──────── MATERIAL SHOWN ────────
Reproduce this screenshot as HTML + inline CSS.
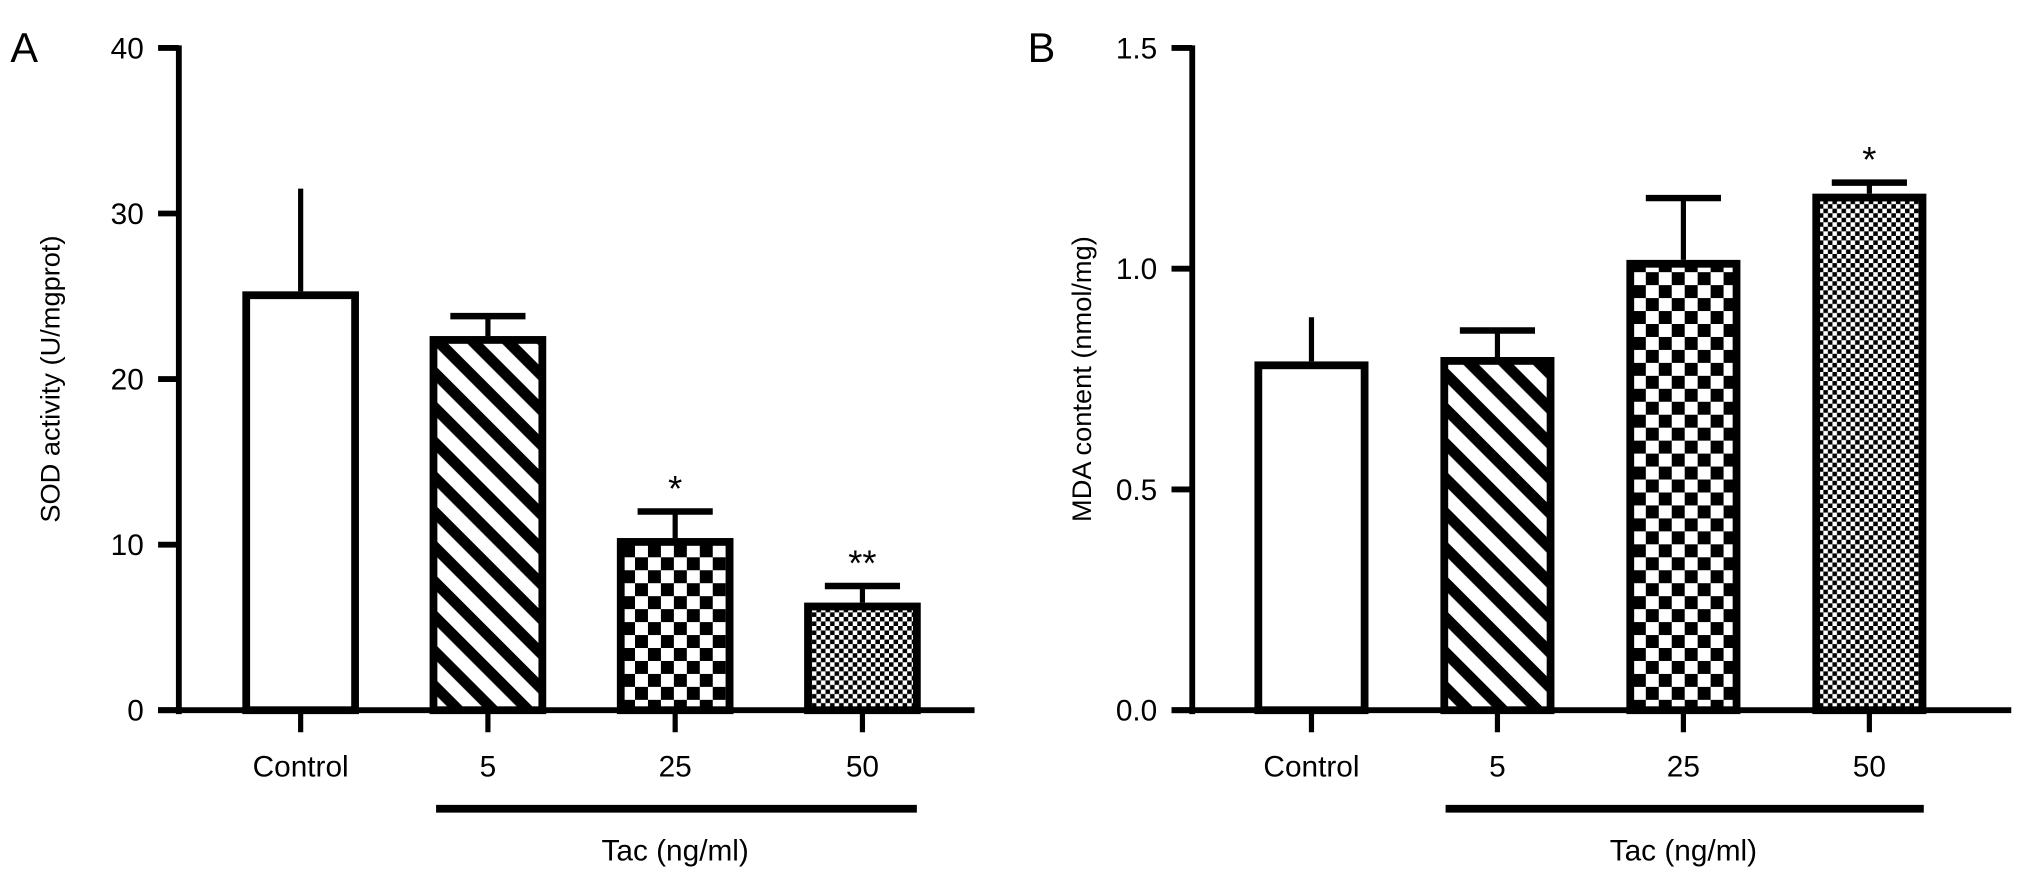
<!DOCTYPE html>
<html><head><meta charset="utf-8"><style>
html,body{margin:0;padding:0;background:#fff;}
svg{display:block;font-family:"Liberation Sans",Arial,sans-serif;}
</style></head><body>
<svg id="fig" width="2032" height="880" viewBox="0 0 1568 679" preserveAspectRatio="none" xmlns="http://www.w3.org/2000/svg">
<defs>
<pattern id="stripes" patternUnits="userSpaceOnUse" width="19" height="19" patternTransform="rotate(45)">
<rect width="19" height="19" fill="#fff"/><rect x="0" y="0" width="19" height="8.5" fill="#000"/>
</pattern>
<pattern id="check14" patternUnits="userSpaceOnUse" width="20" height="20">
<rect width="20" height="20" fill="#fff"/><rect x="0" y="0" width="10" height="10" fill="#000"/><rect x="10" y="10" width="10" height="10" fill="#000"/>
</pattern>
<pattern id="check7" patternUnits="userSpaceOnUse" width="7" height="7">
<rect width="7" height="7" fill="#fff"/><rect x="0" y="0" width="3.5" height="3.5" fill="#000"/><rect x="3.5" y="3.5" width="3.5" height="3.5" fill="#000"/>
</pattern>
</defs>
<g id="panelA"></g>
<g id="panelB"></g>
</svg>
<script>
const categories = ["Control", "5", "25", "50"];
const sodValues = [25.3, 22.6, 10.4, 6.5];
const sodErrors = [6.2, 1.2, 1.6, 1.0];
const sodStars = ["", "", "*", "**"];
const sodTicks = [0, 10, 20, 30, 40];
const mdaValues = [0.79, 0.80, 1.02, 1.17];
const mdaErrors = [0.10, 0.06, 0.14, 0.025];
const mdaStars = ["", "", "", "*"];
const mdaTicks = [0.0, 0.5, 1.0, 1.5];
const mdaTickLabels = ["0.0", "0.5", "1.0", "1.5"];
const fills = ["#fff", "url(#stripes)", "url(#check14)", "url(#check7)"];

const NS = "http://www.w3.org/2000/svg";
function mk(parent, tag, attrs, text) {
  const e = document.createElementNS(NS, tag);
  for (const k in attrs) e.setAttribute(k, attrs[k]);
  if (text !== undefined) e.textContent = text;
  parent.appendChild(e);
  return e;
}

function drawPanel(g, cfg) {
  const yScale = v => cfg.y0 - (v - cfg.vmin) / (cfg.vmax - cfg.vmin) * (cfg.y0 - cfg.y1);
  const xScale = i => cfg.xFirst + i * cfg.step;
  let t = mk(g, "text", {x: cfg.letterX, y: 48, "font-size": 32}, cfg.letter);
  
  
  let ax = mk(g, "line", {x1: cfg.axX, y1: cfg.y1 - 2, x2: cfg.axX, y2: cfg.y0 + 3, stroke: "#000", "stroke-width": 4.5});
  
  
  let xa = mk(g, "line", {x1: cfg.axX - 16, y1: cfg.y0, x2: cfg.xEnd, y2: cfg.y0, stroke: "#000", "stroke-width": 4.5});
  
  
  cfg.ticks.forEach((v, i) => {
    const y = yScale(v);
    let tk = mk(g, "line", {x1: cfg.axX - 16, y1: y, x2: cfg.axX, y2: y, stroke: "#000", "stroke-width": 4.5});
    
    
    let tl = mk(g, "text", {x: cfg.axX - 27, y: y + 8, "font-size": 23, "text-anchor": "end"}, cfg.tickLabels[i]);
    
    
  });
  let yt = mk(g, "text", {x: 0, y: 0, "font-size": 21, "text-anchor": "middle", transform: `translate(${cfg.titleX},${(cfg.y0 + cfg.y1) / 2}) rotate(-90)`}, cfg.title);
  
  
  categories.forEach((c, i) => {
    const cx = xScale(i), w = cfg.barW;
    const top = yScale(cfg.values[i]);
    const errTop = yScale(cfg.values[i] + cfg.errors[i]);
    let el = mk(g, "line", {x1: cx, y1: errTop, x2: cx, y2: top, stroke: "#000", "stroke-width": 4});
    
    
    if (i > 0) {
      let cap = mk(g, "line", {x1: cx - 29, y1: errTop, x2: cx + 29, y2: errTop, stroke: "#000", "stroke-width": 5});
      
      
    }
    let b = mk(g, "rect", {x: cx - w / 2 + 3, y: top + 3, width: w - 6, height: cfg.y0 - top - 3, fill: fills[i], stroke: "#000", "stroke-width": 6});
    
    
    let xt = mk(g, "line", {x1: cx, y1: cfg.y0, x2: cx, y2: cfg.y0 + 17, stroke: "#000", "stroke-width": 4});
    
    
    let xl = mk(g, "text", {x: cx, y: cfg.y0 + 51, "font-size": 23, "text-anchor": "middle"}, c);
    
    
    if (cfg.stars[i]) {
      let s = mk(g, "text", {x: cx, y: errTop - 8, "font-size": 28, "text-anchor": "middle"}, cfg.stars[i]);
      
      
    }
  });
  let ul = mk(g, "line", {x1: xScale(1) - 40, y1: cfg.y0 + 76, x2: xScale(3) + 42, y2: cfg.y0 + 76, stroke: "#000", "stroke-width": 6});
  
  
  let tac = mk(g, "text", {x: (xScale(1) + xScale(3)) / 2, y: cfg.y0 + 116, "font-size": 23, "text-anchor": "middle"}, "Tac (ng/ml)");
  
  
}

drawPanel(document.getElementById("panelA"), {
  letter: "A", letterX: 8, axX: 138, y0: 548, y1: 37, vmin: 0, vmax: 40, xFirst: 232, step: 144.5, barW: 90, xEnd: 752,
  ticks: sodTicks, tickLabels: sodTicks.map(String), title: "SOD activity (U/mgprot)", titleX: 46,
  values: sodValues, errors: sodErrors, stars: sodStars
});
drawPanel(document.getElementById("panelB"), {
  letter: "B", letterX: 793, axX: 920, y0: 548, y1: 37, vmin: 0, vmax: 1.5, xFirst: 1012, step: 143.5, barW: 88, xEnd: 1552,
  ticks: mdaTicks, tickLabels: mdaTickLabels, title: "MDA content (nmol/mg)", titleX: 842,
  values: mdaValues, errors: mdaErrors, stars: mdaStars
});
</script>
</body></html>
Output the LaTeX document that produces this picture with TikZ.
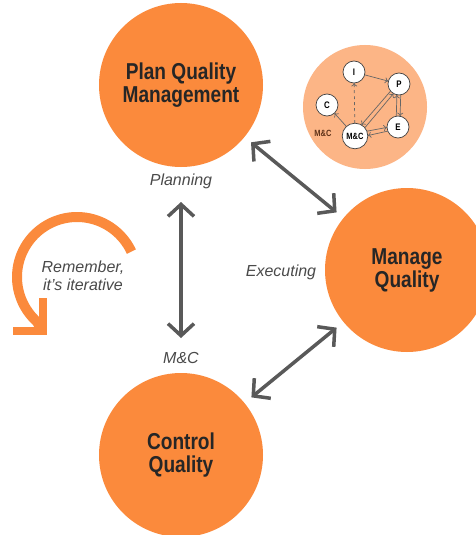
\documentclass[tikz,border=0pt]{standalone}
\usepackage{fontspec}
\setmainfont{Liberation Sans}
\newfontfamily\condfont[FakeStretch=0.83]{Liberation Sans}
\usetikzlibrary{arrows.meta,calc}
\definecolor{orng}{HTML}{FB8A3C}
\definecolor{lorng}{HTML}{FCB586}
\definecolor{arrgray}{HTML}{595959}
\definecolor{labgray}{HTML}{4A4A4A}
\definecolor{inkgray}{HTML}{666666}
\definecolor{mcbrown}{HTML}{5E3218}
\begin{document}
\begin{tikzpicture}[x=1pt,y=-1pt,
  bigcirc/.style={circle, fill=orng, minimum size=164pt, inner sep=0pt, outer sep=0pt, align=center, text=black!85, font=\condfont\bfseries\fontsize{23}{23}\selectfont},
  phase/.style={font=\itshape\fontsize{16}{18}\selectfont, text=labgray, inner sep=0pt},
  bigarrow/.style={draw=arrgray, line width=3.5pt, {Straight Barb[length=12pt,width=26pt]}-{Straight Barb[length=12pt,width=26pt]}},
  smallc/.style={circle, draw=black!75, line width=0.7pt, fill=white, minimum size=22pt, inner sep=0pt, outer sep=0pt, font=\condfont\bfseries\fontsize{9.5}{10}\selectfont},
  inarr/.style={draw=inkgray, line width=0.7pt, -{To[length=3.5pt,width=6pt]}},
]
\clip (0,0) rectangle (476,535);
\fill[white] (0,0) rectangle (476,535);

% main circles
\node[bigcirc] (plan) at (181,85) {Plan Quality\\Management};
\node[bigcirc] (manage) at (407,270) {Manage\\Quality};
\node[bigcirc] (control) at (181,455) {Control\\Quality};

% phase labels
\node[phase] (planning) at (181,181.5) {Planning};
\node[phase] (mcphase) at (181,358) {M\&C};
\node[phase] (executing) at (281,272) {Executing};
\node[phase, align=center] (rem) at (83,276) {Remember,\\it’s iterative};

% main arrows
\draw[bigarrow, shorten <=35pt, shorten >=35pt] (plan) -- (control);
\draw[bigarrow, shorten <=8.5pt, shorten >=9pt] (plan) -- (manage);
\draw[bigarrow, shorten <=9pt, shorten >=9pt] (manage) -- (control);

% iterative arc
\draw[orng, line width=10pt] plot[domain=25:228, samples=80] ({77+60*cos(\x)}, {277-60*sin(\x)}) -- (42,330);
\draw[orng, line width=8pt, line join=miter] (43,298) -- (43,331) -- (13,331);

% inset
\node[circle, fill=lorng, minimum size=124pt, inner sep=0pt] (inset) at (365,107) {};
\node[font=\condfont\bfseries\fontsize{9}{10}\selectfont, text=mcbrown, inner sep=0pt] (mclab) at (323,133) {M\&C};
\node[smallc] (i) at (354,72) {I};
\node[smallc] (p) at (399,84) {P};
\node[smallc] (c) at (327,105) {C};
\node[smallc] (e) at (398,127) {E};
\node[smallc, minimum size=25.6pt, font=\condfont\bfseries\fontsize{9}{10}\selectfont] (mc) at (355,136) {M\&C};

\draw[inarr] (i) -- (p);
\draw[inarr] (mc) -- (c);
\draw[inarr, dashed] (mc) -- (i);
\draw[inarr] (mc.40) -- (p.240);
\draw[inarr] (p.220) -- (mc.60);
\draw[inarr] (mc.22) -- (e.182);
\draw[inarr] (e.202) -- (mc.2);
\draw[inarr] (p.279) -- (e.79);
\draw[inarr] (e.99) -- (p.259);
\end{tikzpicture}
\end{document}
────────
Pull out and copy each line containing the string "this".

Reproduce this screenshot as HTML + inline CSS.
Output the LaTeX document that produces this picture with TikZ.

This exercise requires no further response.